Grace Janosik, GSB ’21, is a vegan and suggested the Impossible Sliders from White Castle (right across from Bathgate on East Fordham Road), although she said for the most part she eats hummus or falafel from Ram’s and Best Deli.

“I’ll get a vegan sandwich with falafel or like a bagel with hummus. Or I’ll go to Chipotle and get the tofu option,” said Janosik. “I’m definitely satisfied with these options, but it would be good to have more variety so I don’t eat the same things all the time. Also, I think we are lacking in vegan desserts in the area, whereas downtown there are a lot of vegan bakeries.”

Pugsley’s can also be made vegan if one gets garlic knots sans butter and cheese, and marinara for dipping sauce. For vegetarians who want to order from the delis, an egg and cheese is also a less expensive option.

Carsyn Fisher, FCRH ’21, said she took a picture of all the pescetarian options on the menu at Ram’s Deli over the summer. There are about eight items on her list besides the different takes on an egg and cheese. As a pescetarian, Fisher has slightly more options than a vegetarian or vegan.

Only about half of the pescetarian menu items at Ram’s are vegetarian, and none are vegan without a change or substitution. So far, Fischer recommends the Fizzy Lizzy and Nobil Wrap.

Many of Fordham’s vegetarians and vegans said they make the majority of their food in their on- and off-campus apartments. Fisher estimated she makes 95% of what she eats and gets most of the rest at on-campus events that serve food.

Some Fordham students, however, want to be plant-based but either do not want to or do not feel they could cook for themselves. Sarah Kowaleski, FCRH ’21, has been trying to eat less meat but is hesitant to be fully vegetarian because she does not like to cook and does not have the time. As an environmental science major, Kowalski said she recognizes the environmental impact of eating meat.
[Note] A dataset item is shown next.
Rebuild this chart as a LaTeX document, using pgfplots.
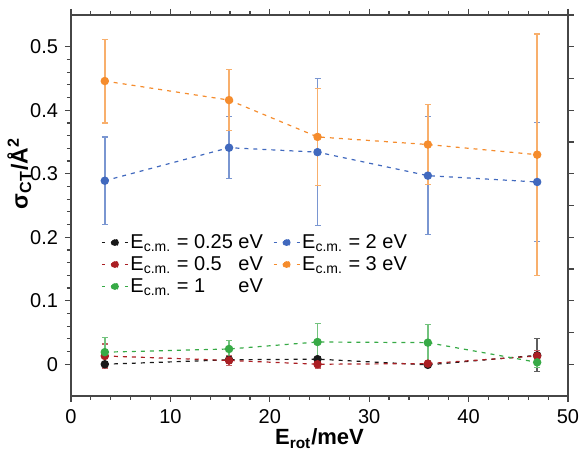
\documentclass[border=0pt]{standalone}
\usepackage{fontspec}
\setmainfont{Liberation Sans}
\usepackage{pgfplots}
\pgfplotsset{compat=1.18}
\definecolor{cBlack}{RGB}{25,25,25}
\definecolor{cRed}{RGB}{170,30,35}
\definecolor{cGreen}{RGB}{55,170,70}
\definecolor{cBlue}{RGB}{65,105,190}
\definecolor{cOrange}{RGB}{245,140,45}
\definecolor{axgray}{RGB}{70,70,70}
\begin{document}
\begin{tikzpicture}
\pgfplotsset{
  common/.style={
    scale only axis, width=248.5pt, height=190.5pt,
    xmin=0, xmax=50, ymin=-0.05, ymax=0.55,
    axis line style={axgray, line width=0.6pt},
    tick style={axgray, line width=0.6pt},
    tick align=outside,
    major tick length=3pt, minor tick length=2pt,
    /pgf/number format/assume math mode=true,
    tick label style={font=\fontsize{10}{12}\selectfont},
  },
  ser/.style={color=#1, line width=0.6pt, dash pattern=on 2pt off 2.5pt,
    mark=*, mark size=1.8pt, mark options={solid, fill=#1, draw=#1},
    error bars/.cd, y dir=both, y explicit,
    error bar style={color=#1!70!white, line width=0.9pt, solid},
    error mark options={color=#1!70!white, line width=0.6pt, mark size=1.5pt, rotate=90}},
}
\begin{axis}[common, name=ax,
  xtick={0,10,...,50}, ytick={0,0.1,...,0.5},
  minor x tick num=4, minor y tick num=4,
  xtick pos=both, ytick pos=left,
  yticklabel style={/pgf/number format/fixed},
  xlabel={\textbf{E\textsubscript{rot}/meV}},
  ylabel={\textbf{σ\textsubscript{CT}/Å\textsuperscript{2}}},
  xlabel style={font=\fontsize{11}{13}\selectfont, yshift=4pt},
  ylabel style={font=\fontsize{11.5}{13}\selectfont, yshift=-7.5pt, xshift=16pt},
  legend columns=2,
  legend cell align=left,
  legend style={draw=none, fill=none, at={(axis cs:2.4,0.215)}, anchor=north west,
    font=\fontsize{10}{12}\selectfont, row sep=0.5pt,
    nodes={inner xsep=1pt, inner ysep=1pt},
    /tikz/every even column/.append style={column sep=4pt}},
  legend image code/.code={%
    \draw[solid, line width=0.6pt] (0pt,0pt)--(1.5pt,0pt) (11.5pt,0pt)--(13pt,0pt);
    \fill (6.5pt,0pt) circle (1.7pt);},
]
\addplot[ser=cBlack] coordinates {
 (3.4,0.000) +- (0,0.004)
 (15.9,0.007) +- (0,0.005)
 (24.8,0.008) +- (0,0.004)
 (35.9,-0.001) +- (0,0.004)
 (46.9,0.014) +- (0,0.026)
};
\addlegendentry{E\textsubscript{c.m.} = 0.25 eV}
\addplot[ser=cBlue] coordinates {
 (3.4,0.289) +- (0,0.069)
 (15.9,0.341) +- (0,0.049)
 (24.8,0.334) +- (0,0.116)
 (35.9,0.297) +- (0,0.093)
 (46.9,0.287) +- (0,0.094)
};
\addlegendentry{E\textsubscript{c.m.} = 2 eV}
\addplot[ser=cRed] coordinates {
 (3.4,0.013) +- (0,0.019)
 (15.9,0.006) +- (0,0.008)
 (24.8,0.000) +- (0,0.006)
 (35.9,0.001) +- (0,0.004)
 (46.9,0.013) +- (0,0.008)
};
\addlegendentry{E\textsubscript{c.m.} = 0.5\phantom{5} eV}
\addplot[ser=cOrange] coordinates {
 (3.4,0.446) +- (0,0.066)
 (15.9,0.416) +- (0,0.048)
 (24.8,0.358) +- (0,0.076)
 (35.9,0.346) +- (0,0.063)
 (46.9,0.330) +- (0,0.190)
};
\addlegendentry{E\textsubscript{c.m.} = 3 eV}
\addplot[ser=cGreen] coordinates {
 (3.4,0.019) +- (0,0.023)
 (15.9,0.024) +- (0,0.013)
 (24.8,0.035) +- (0,0.029)
 (35.9,0.034) +- (0,0.029)
 (46.9,0.003) +- (0,0.008)
};
\addlegendentry{E\textsubscript{c.m.} = 1\phantom{.25} eV}
\end{axis}
\begin{axis}[common, axis x line=none, axis y line*=right,
  ytick={0,0.05,...,0.55}, yticklabels={}, minor y tick num=0]
\addplot[draw=none] coordinates {(0,0)};
\end{axis}
\pgfresetboundingbox
\path ([shift={(-35.5pt,-27pt)}]ax.south west) rectangle ([shift={(5.5pt,7.5pt)}]ax.north east);
\end{tikzpicture}
\end{document}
“Maybe if I had more plant-based options I could go totally vegetarian,” said Kowaleski. “I tried the Beyond Burger last year at Urban, but I didn’t like it, so I was hesitant to try the new Dunkin option. I’ve heard it’s good, though, and I’ve been eating at Healthy Fresh a lot recently and they have vegetarian stuff.”

Anita Gitta, FCRH ’21, is on the executive board for Students for Environmental Awareness and Justice (SEAJ). She said she is happy plant-based options are becoming more accessible and affordable.

“It’s great that plant-based options are popping up at fast food locations,” said Gitta. “Having the option available at an affordable price erases the idea that plant-based diets are only for people with high income. My hope is that as more people start embracing plant-based foods, the conversation of where our food comes from will become more mainstream, and thus restaurants will increase plant-based options and support local sustainable agriculture.”